What is G Gauge?
G scale is a scale for model railways, and because of its size and durability, G scale is often used outdoors. Such installations are known as garden railways.
G scale was introduced by Ernst Paul Lehmann Patentwerk under their brand name of LGB, meant for indoor/outdoor use. Lehman was, until its recent bankruptcy, the major European manufacturer of G scale trains, and considered the one that really made garden railways popular. Their trains are sold as the Lehmann Gross Bahn (or "Lehmann Big Train"). Lehman Patentwerk was founded in 1881 and started producing LGB in 1968. The remains of the company, subject to seemingly endless litigation, have been bought by Maerklin, and production of certain items seems to be continuing. The US side of the company, known formerly as LGB of America [LGBoA], has somewhat less clear position in the newly-arranged company under the Maerklin aegis. LGB produces models of European and US originals, of steam, diesel and electric prototypes as well as a large range of coaches, trucks and accessories.

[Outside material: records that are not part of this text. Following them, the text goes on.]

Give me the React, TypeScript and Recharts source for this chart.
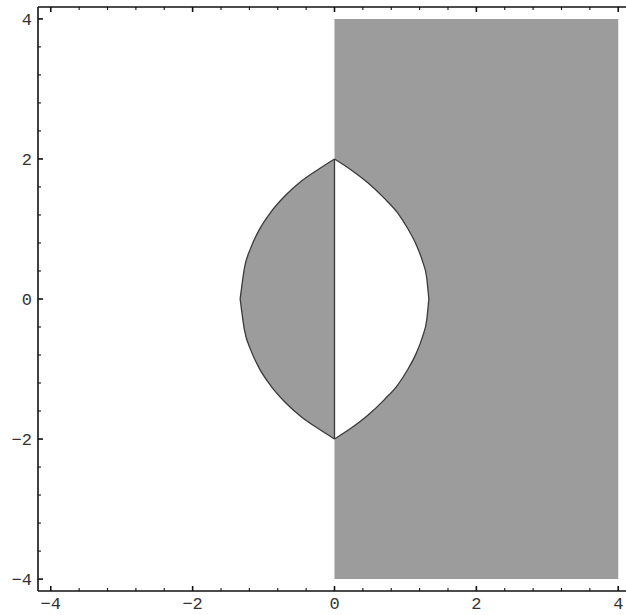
import React from "react";
import {
  ComposedChart,
  Area,
  XAxis,
  YAxis,
  ReferenceLine,
} from "recharts";

// tick values (major carry labels, minor are bare marks)
const majorTicks = [-4, -2, 0, 2, 4];
const minorTicks = [
  -3.6, -3.2, -2.8, -2.4, -1.6, -1.2, -0.8, -0.4,
  0.4, 0.8, 1.2, 1.6, 2.4, 2.8, 3.2, 3.6,
];

// left lens (shaded)
const leftX = [-1.33, -1.31, -1.27, -1.18, -1.06, -0.89, -0.7, -0.47, -0.23, 0];
const leftTop = [0, 0.16, 0.44, 0.73, 0.99, 1.25, 1.47, 1.68, 1.85, 2];
const leftBottom = [0, -0.16, -0.44, -0.73, -0.99, -1.25, -1.47, -1.68, -1.85, -2];

// right lens (white hole in the half plane)
const rightX = [0, 0.24, 0.47, 0.7, 0.89, 1.03, 1.15, 1.24, 1.3, 1.33];
const rightTop = [2, 1.84, 1.66, 1.44, 1.23, 1.01, 0.78, 0.54, 0.3, 0];
const rightBottom = [-2, -1.84, -1.66, -1.44, -1.23, -1.01, -0.78, -0.54, -0.3, 0];

// shaded half plane x >= 0
const planeX = [0, 4];
const planeLow = [-4, -4];
const planeHigh = [4, 4];

type Row = {
  x: number;
  left?: [number, number];
  right?: [number, number];
  plane?: [number, number];
};

const rowsByX = new Map<number, Row>();
const rowAt = (x: number) => {
  if (!rowsByX.has(x)) rowsByX.set(x, { x });
  return rowsByX.get(x)!;
};
leftX.forEach((x, i) => (rowAt(x).left = [leftBottom[i], leftTop[i]]));
rightX.forEach((x, i) => (rowAt(x).right = [rightBottom[i], rightTop[i]]));
planeX.forEach((x, i) => (rowAt(x).plane = [planeLow[i], planeHigh[i]]));
const data = Array.from(rowsByX.values()).sort((a, b) => a.x - b.x);

const allTicks = [...majorTicks, ...minorTicks].sort((a, b) => a - b);
const DOMAIN_X: [number, number] = [-4.18, 4.18];
const DOMAIN_Y: [number, number] = [-4.17, 4.17];
const SHADE = "#9c9c9c";
const EDGE = "#3a3a3a";
const FONT = "'Liberation Mono', 'DejaVu Sans Mono', monospace";

const fmt = (v: number) => (v < 0 ? `\u2212${Math.abs(v)}` : `${v}`);

function FrameTick(props: any) {
  const { x, y, payload, side } = props;
  const v = payload.value as number;
  const major = majorTicks.includes(v);
  const len = major ? 5 : 3;
  const sw = major ? 1.6 : 1.1;
  let line;
  let label = null;
  if (side === "bottom") {
    line = <line x1={x} y1={y} x2={x} y2={y - len} stroke="#111" strokeWidth={sw} />;
    if (major)
      label = (
        <text x={x} y={y + 18} textAnchor="middle" fontSize={17} fontFamily={FONT} fill="#333">
          {fmt(v)}
        </text>
      );
  } else if (side === "top") {
    line = <line x1={x} y1={y} x2={x} y2={y + len} stroke="#111" strokeWidth={sw} />;
  } else if (side === "left") {
    line = <line x1={x} y1={y} x2={x + len} y2={y} stroke="#111" strokeWidth={sw} />;
    if (major)
      label = (
        <text x={x - 6} y={y + 6} textAnchor="end" fontSize={17} fontFamily={FONT} fill="#333">
          {fmt(v)}
        </text>
      );
  } else {
    line = <line x1={x} y1={y} x2={x - len} y2={y} stroke="#111" strokeWidth={sw} />;
  }
  return (
    <g>
      {line}
      {label}
    </g>
  );
}

export default function App() {
  return (
    <div
      style={{
        position: "absolute",
        left: 0,
        top: 0,
        width: 626,
        height: 615,
        overflow: "hidden",
        background: "white",
      }}
    >
      <ComposedChart
        width={660}
        height={615}
        data={data}
        margin={{ top: 5, right: 19, left: 8, bottom: 0 }}
      >
        <XAxis
          dataKey="x"
          type="number"
          domain={DOMAIN_X}
          ticks={allTicks}
          interval={0}
          allowDataOverflow
          height={24}
          tickSize={0}
          tickMargin={0}
          tickLine={false}
          axisLine={{ stroke: "#111", strokeWidth: 1.6 }}
          tick={(p: any) => <FrameTick {...p} side="bottom" />}
        />
        <XAxis
          xAxisId="top"
          orientation="top"
          dataKey="x"
          type="number"
          domain={DOMAIN_X}
          ticks={allTicks}
          interval={0}
          allowDataOverflow
          height={2}
          tickSize={0}
          tickMargin={0}
          tickLine={false}
          axisLine={{ stroke: "#111", strokeWidth: 1.6 }}
          tick={(p: any) => <FrameTick {...p} side="top" />}
        />
        <YAxis
          type="number"
          domain={DOMAIN_Y}
          ticks={allTicks}
          interval={0}
          allowDataOverflow
          width={30}
          tickSize={0}
          tickMargin={0}
          tickLine={false}
          axisLine={{ stroke: "#111", strokeWidth: 1.6 }}
          tick={(p: any) => <FrameTick {...p} side="left" />}
        />
        <YAxis
          yAxisId="right"
          orientation="right"
          type="number"
          domain={DOMAIN_Y}
          ticks={allTicks}
          interval={0}
          allowDataOverflow
          width={10}
          tickSize={0}
          tickMargin={0}
          tickLine={false}
          axisLine={{ stroke: "#111", strokeWidth: 1.6 }}
          tick={(p: any) => <FrameTick {...p} side="right" />}
        />
        <Area
          dataKey="plane"
          type="linear"
          connectNulls
          fill={SHADE}
          fillOpacity={1}
          stroke="none"
          isAnimationActive={false}
          dot={false}
          activeDot={false}
        />
        <Area
          dataKey="right"
          type="monotone"
          fill="#ffffff"
          fillOpacity={1}
          stroke={EDGE}
          strokeWidth={1.3}
          isAnimationActive={false}
          dot={false}
          activeDot={false}
        />
        <Area
          dataKey="left"
          type="monotone"
          fill={SHADE}
          fillOpacity={1}
          stroke={EDGE}
          strokeWidth={1.3}
          isAnimationActive={false}
          dot={false}
          activeDot={false}
        />
        <ReferenceLine
          segment={[
            { x: 0, y: -2 },
            { x: 0, y: 2 },
          ]}
          stroke={EDGE}
          strokeWidth={1.3}
        />
      </ComposedChart>
    </div>
  );
}
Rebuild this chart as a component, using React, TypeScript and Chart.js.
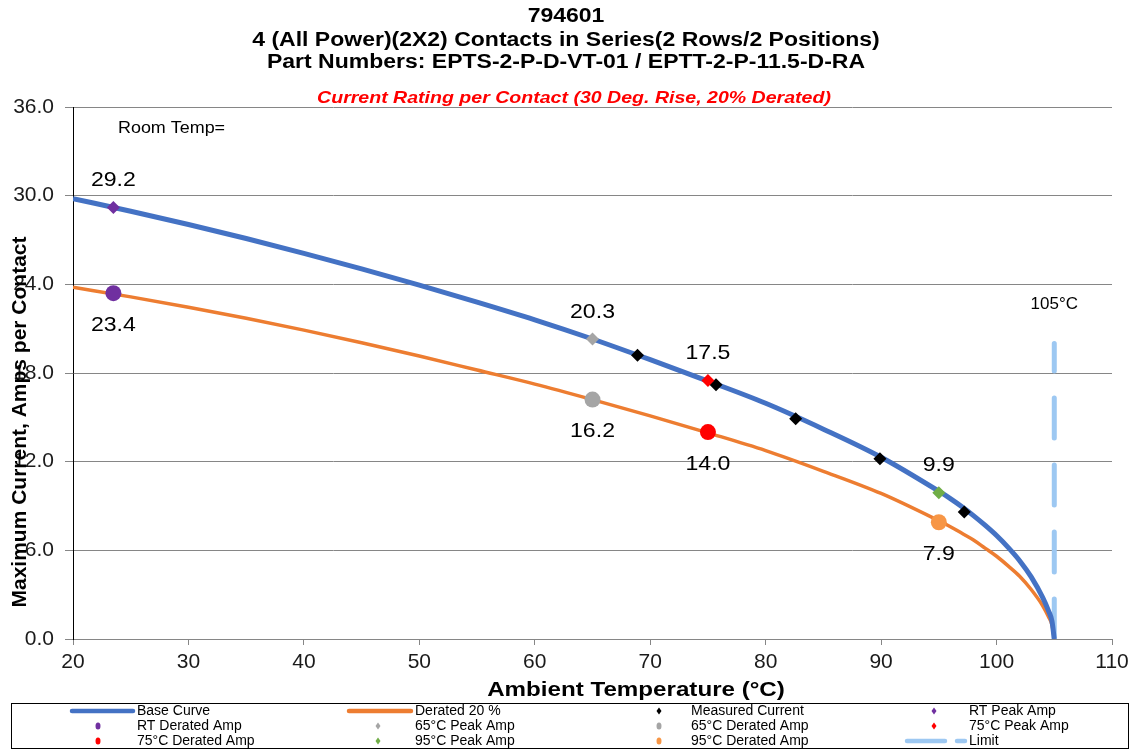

The term "scale" is a misnomer, as the actual scale of the trains that run on it vary from system to system, country to country. G scale is more correctly called "G Gauge", as the gauge of the track, 45 mm or about 1.75 inches, is the one consistency.
The name comes from the German groß (meaning "big"). Traditionally, G scale is the use of 45 mm gauge track, as used for standard gauge (Gauge 1) models, for modelling 1,000 mm (3 ft 3+3/8 in) narrow gauge railways, using the correct scale of 1:22.5. Metre gauge is the most common narrow gauge in Europe, where it is known as IIm.
Some people think that the "G" in G Scale stands for Garden Scale This is also a misnomer, but the term Garden Trains has picked up usage over the last several years in the media to describe G Scale Trains.
The commonly used narrow gauge is 3 feet; modelling this correctly with a 45 mm track gauge gives a scale of 1:20.3, which is commonly used by American manufacturers. In actuality, these are called G Scale, even though in reality they are not. Some modellers and train producers call 1:20.3 "F scale".